EDMONTON -- A Canadian scientist plans to warn the world's policy-makers they can no longer ignore that the effects of climate change on a type of tropical forest are already forcing mass migrations of people.
"The tropics are not just the Amazon," said Arturo Sanchez, who has been invited to appear this week before a United Nations-sponsored climate change meeting in Marrakech, Morocco, to speak about the tropical dry forests of Central America.
The lush green carpet of the Amazonian basin is what leaps to mind when tropical forests are mentioned. But Sanchez says the dry forests -- where torrential rainy seasons alternate with a long arid season -- are the most endangered forest ecosystem in the tropics.
"Right now, only 40 per cent of the original extent remains," Sanchez said.
Much of the problem stems from centuries of exploitation. Soils in such forests are among the most fertile in the region and much vegetation has been plowed under.
Climate change has added a new threat -- drought.
Sanchez said 2013 was a normal year in the region.
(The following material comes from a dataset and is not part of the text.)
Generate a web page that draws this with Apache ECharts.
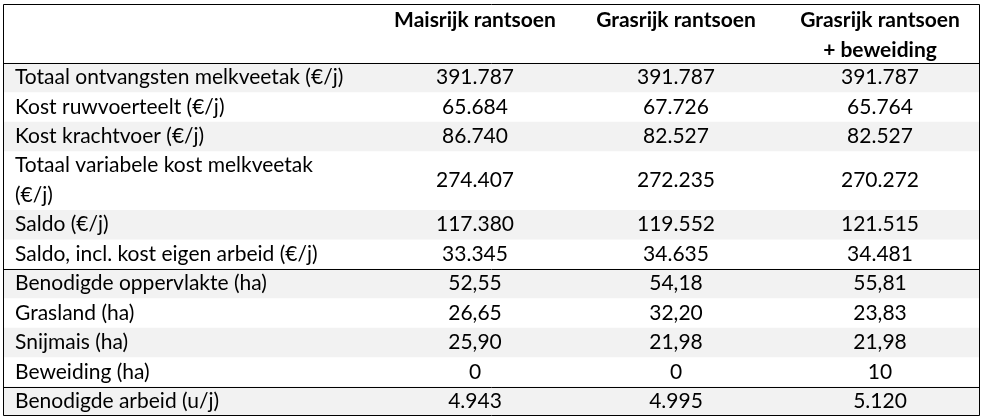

But the following year, the rain simply dried up.
"We had one of the worst droughts ever in Central America."
About 100,000 families were forced to pick up and move. Governments had to take emergency measures.
"It was insane."
Trees in huge swaths of forest simply dropped their leaves and went dormant. Productivity -- measured in the amount of carbon absorbed by the trees during respiration -- dropped in half.
As growing seasons shrink, so little fruit is appearing that monkeys are facing starvation. Social tension is also growing, said Sanchez, as residents suffer water shortages while tourist resorts irrigate their golf courses.
Sanchez doesn't hesitate to say the drought was caused, at least in part, by climate change.
"It was way beyond natural variability. We haven't seen that stuff in 100 years."
Despite the severe impact, research on dry forests is minuscule compared with that conducted in the rain forests, Sanchez said. Dry forests are also under much more pressure from economic development, he said.
The UN meeting, called the Conference of Parties, is to begin on Monday and lasts all week. Held yearly, the meetings are intended to bring policy-makers together to discuss the latest science and to come up with international responses to climate change.
The last one in 2015 resulted in the Paris agreement, in which the 196 countries attending agreed to a goal of limiting climate change warming to 2 C. The agreement has come into force after being ratified by 55 countries, including Canada, that represent 55 per cent of global carbon emissions.
Sanchez said he hopes the Marrakech meeting will result in similar progress on threats to tropical dry forests.
"Canadians need to realize that as we move ahead in the climate change era, we need to start taking international leadership. We need to start making contributions to a global understanding."